EXERCISE GOAL: Reproduce all the material exactly, minus any pictures it holds.

COLLECTED DATA:
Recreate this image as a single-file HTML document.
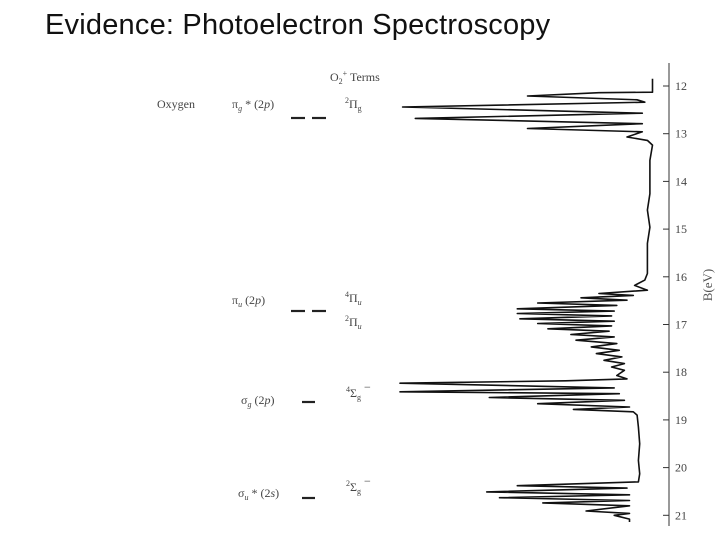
<!DOCTYPE html>
<html><head><meta charset="utf-8"><style>
body{margin:0;background:#fff;width:720px;height:540px;overflow:hidden;font-family:"Liberation Serif",serif}
#title{position:absolute;left:45px;top:9px;font-family:"Liberation Sans",sans-serif;font-size:29px;color:#111;white-space:nowrap;letter-spacing:0.2px}
</style></head><body>
<div id="title">Evidence: Photoelectron Spectroscopy</div>
<svg id="chart" width="720" height="540" style="position:absolute;left:0;top:0">
<g font-family="Liberation Serif, serif" font-size="12" fill="#444">
<text x="330" y="81">O<tspan font-size="8" dy="3">2</tspan><tspan font-size="8" dy="-8">+</tspan><tspan dy="5"> Terms</tspan></text>
<text x="157" y="108">Oxygen</text>
<text x="232" y="108">π<tspan font-size="8" dy="3" font-style="italic">g</tspan><tspan dy="-3"> * (2</tspan><tspan font-style="italic">p</tspan>)</text>
<text x="345" y="108"><tspan font-size="8" dy="-5">2</tspan><tspan dy="5">Π</tspan><tspan font-size="8" dy="3">g</tspan></text>
<text x="232" y="304">π<tspan font-size="8" dy="3" font-style="italic">u</tspan><tspan dy="-3"> (2</tspan><tspan font-style="italic">p</tspan>)</text>
<text x="345" y="302"><tspan font-size="8" dy="-5">4</tspan><tspan dy="5">Π</tspan><tspan font-size="8" dy="3" font-style="italic">u</tspan></text>
<text x="345" y="326"><tspan font-size="8" dy="-5">2</tspan><tspan dy="5">Π</tspan><tspan font-size="8" dy="3" font-style="italic">u</tspan></text>
<text x="241" y="404">σ<tspan font-size="8" dy="3" font-style="italic">g</tspan><tspan dy="-3"> (2</tspan><tspan font-style="italic">p</tspan>)</text>
<text x="346" y="397"><tspan font-size="8" dy="-5">4</tspan><tspan dy="5">Σ</tspan><tspan font-size="8" dy="3">g</tspan><tspan dy="-9"> −</tspan></text>
<text x="238" y="497">σ<tspan font-size="8" dy="3" font-style="italic">u</tspan><tspan dy="-3"> * (2</tspan><tspan font-style="italic">s</tspan>)</text>
<text x="346" y="491"><tspan font-size="8" dy="-5">2</tspan><tspan dy="5">Σ</tspan><tspan font-size="8" dy="3">g</tspan><tspan dy="-9"> −</tspan></text>
</g>
<g stroke="#222" stroke-width="2.2">
<line x1="291" y1="118" x2="305" y2="118"/>
<line x1="312" y1="118" x2="326" y2="118"/>
<line x1="291" y1="311" x2="305" y2="311"/>
<line x1="312" y1="311" x2="326" y2="311"/>
<line x1="302" y1="402" x2="315" y2="402"/>
<line x1="302" y1="498" x2="315" y2="498"/>
</g>
<g id="axis"></g>
<path id="spec" fill="none" stroke="#111" stroke-width="1.6" stroke-linejoin="round"/>
<text x="712" y="285" transform="rotate(-90 712 285)" text-anchor="middle" font-size="13" fill="#555">B(eV)</text>
</svg>
<script>
const tickValues=[12,13,14,15,16,17,18,19,20,21];
const energies=[11.85,12.13,12.14,12.21,12.29,12.34,12.44,12.57,12.68,12.79,12.89,12.96,13.07,13.14,13.24,13.56,14.26,14.6,14.96,15.3,15.65,15.93,16.07,16.18,16.28,16.35,16.39,16.44,16.49,16.55,16.6,16.67,16.72,16.77,16.82,16.88,16.93,16.98,17.03,17.09,17.14,17.21,17.26,17.33,17.4,17.47,17.54,17.61,17.68,17.75,17.82,17.89,17.96,18.07,18.14,18.18,18.23,18.33,18.41,18.45,18.53,18.59,18.66,18.73,18.78,18.83,18.9,19.15,19.5,19.85,20.13,20.3,20.38,20.43,20.51,20.57,20.63,20.69,20.74,20.8,20.91,20.96,21.0,21.08,21.14];
const intensities=[0.01,0.01,0.22,0.5,0.07,0.04,0.99,0.05,0.94,0.05,0.5,0.05,0.11,0.03,0.01,0.02,0.02,0.03,0.02,0.03,0.03,0.03,0.04,0.08,0.03,0.22,0.085,0.29,0.11,0.46,0.15,0.54,0.16,0.54,0.17,0.53,0.16,0.46,0.17,0.42,0.18,0.33,0.16,0.31,0.15,0.25,0.14,0.23,0.13,0.2,0.12,0.17,0.12,0.15,0.11,0.35,1.0,0.16,1.0,0.14,0.65,0.12,0.46,0.1,0.32,0.085,0.07,0.065,0.06,0.065,0.06,0.065,0.54,0.11,0.66,0.1,0.61,0.1,0.44,0.1,0.27,0.1,0.16,0.1,0.1];
const yS=e=>86+(e-12)*47.7;
const xS=i=>655-i*255;
const NS='http://www.w3.org/2000/svg';
const ax=document.getElementById('axis');
const al=document.createElementNS(NS,'line');


al.setAttribute('x1',669);al.setAttribute('x2',669);al.setAttribute('y1',63);al.setAttribute('y2',526);al.setAttribute('stroke','#333');al.setAttribute('stroke-width','1');
ax.appendChild(al);
tickValues.forEach(v=>{
 const t=document.createElementNS(NS,'line');
 
 
 t.setAttribute('x1',663);t.setAttribute('x2',669);t.setAttribute('y1',yS(v));t.setAttribute('y2',yS(v));t.setAttribute('stroke','#333');
 ax.appendChild(t);
 const l=document.createElementNS(NS,'text');
 
 
 l.setAttribute('x',675);l.setAttribute('y',yS(v)+4);l.setAttribute('font-size','12');l.setAttribute('fill','#444');
 l.textContent=v;ax.appendChild(l);
});
document.getElementById('spec').setAttribute('d',energies.map((e,k)=>(k?'L':'M')+xS(intensities[k]).toFixed(1)+' '+yS(e).toFixed(1)).join(' '));
</script>
</body></html>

WORKED SOLUTION:
Recreate this image as a single-file HTML document.
<!DOCTYPE html>
<html><head><meta charset="utf-8"><style>
body{margin:0;background:#fff;width:720px;height:540px;overflow:hidden;font-family:"Liberation Serif",serif}
#title{position:absolute;left:45px;top:9px;font-family:"Liberation Sans",sans-serif;font-size:29px;color:#111;white-space:nowrap;letter-spacing:0.2px}
</style></head><body>
<div id="title">Evidence: Photoelectron Spectroscopy</div>
<svg id="chart" width="720" height="540" style="position:absolute;left:0;top:0">
<g font-family="Liberation Serif, serif" font-size="12" fill="#444">
<text x="330" y="81">O<tspan font-size="8" dy="3">2</tspan><tspan font-size="8" dy="-8">+</tspan><tspan dy="5"> Terms</tspan></text>
<text x="157" y="108">Oxygen</text>
<text x="232" y="108">π<tspan font-size="8" dy="3" font-style="italic">g</tspan><tspan dy="-3"> * (2</tspan><tspan font-style="italic">p</tspan>)</text>
<text x="345" y="108"><tspan font-size="8" dy="-5">2</tspan><tspan dy="5">Π</tspan><tspan font-size="8" dy="3">g</tspan></text>
<text x="232" y="304">π<tspan font-size="8" dy="3" font-style="italic">u</tspan><tspan dy="-3"> (2</tspan><tspan font-style="italic">p</tspan>)</text>
<text x="345" y="302"><tspan font-size="8" dy="-5">4</tspan><tspan dy="5">Π</tspan><tspan font-size="8" dy="3" font-style="italic">u</tspan></text>
<text x="345" y="326"><tspan font-size="8" dy="-5">2</tspan><tspan dy="5">Π</tspan><tspan font-size="8" dy="3" font-style="italic">u</tspan></text>
<text x="241" y="404">σ<tspan font-size="8" dy="3" font-style="italic">g</tspan><tspan dy="-3"> (2</tspan><tspan font-style="italic">p</tspan>)</text>
<text x="346" y="397"><tspan font-size="8" dy="-5">4</tspan><tspan dy="5">Σ</tspan><tspan font-size="8" dy="3">g</tspan><tspan dy="-9"> −</tspan></text>
<text x="238" y="497">σ<tspan font-size="8" dy="3" font-style="italic">u</tspan><tspan dy="-3"> * (2</tspan><tspan font-style="italic">s</tspan>)</text>
<text x="346" y="491"><tspan font-size="8" dy="-5">2</tspan><tspan dy="5">Σ</tspan><tspan font-size="8" dy="3">g</tspan><tspan dy="-9"> −</tspan></text>
</g>
<g stroke="#222" stroke-width="2.2">
<line x1="291" y1="118" x2="305" y2="118"/>
<line x1="312" y1="118" x2="326" y2="118"/>
<line x1="291" y1="311" x2="305" y2="311"/>
<line x1="312" y1="311" x2="326" y2="311"/>
<line x1="302" y1="402" x2="315" y2="402"/>
<line x1="302" y1="498" x2="315" y2="498"/>
</g>
<g id="axis"></g>
<path id="spec" fill="none" stroke="#111" stroke-width="1.6" stroke-linejoin="round"/>
<text x="712" y="285" transform="rotate(-90 712 285)" text-anchor="middle" font-size="13" fill="#555">B(eV)</text>
</svg>
<script>
const tickValues=[12,13,14,15,16,17,18,19,20,21];
const energies=[11.85,12.13,12.14,12.21,12.29,12.34,12.44,12.57,12.68,12.79,12.89,12.96,13.07,13.14,13.24,13.56,14.26,14.6,14.96,15.3,15.65,15.93,16.07,16.18,16.28,16.35,16.39,16.44,16.49,16.55,16.6,16.67,16.72,16.77,16.82,16.88,16.93,16.98,17.03,17.09,17.14,17.21,17.26,17.33,17.4,17.47,17.54,17.61,17.68,17.75,17.82,17.89,17.96,18.07,18.14,18.18,18.23,18.33,18.41,18.45,18.53,18.59,18.66,18.73,18.78,18.83,18.9,19.15,19.5,19.85,20.13,20.3,20.38,20.43,20.51,20.57,20.63,20.69,20.74,20.8,20.91,20.96,21.0,21.08,21.14];
const intensities=[0.01,0.01,0.22,0.5,0.07,0.04,0.99,0.05,0.94,0.05,0.5,0.05,0.11,0.03,0.01,0.02,0.02,0.03,0.02,0.03,0.03,0.03,0.04,0.08,0.03,0.22,0.085,0.29,0.11,0.46,0.15,0.54,0.16,0.54,0.17,0.53,0.16,0.46,0.17,0.42,0.18,0.33,0.16,0.31,0.15,0.25,0.14,0.23,0.13,0.2,0.12,0.17,0.12,0.15,0.11,0.35,1.0,0.16,1.0,0.14,0.65,0.12,0.46,0.1,0.32,0.085,0.07,0.065,0.06,0.065,0.06,0.065,0.54,0.11,0.66,0.1,0.61,0.1,0.44,0.1,0.27,0.1,0.16,0.1,0.1];
const yS=e=>86+(e-12)*47.7;
const xS=i=>655-i*255;
const NS='http://www.w3.org/2000/svg';
const ax=document.getElementById('axis');
const al=document.createElementNS(NS,'line');


al.setAttribute('x1',669);al.setAttribute('x2',669);al.setAttribute('y1',63);al.setAttribute('y2',526);al.setAttribute('stroke','#333');al.setAttribute('stroke-width','1');
ax.appendChild(al);
tickValues.forEach(v=>{
 const t=document.createElementNS(NS,'line');
 
 
 t.setAttribute('x1',663);t.setAttribute('x2',669);t.setAttribute('y1',yS(v));t.setAttribute('y2',yS(v));t.setAttribute('stroke','#333');
 ax.appendChild(t);
 const l=document.createElementNS(NS,'text');
 
 
 l.setAttribute('x',675);l.setAttribute('y',yS(v)+4);l.setAttribute('font-size','12');l.setAttribute('fill','#444');
 l.textContent=v;ax.appendChild(l);
});
document.getElementById('spec').setAttribute('d',energies.map((e,k)=>(k?'L':'M')+xS(intensities[k]).toFixed(1)+' '+yS(e).toFixed(1)).join(' '));
</script>
</body></html>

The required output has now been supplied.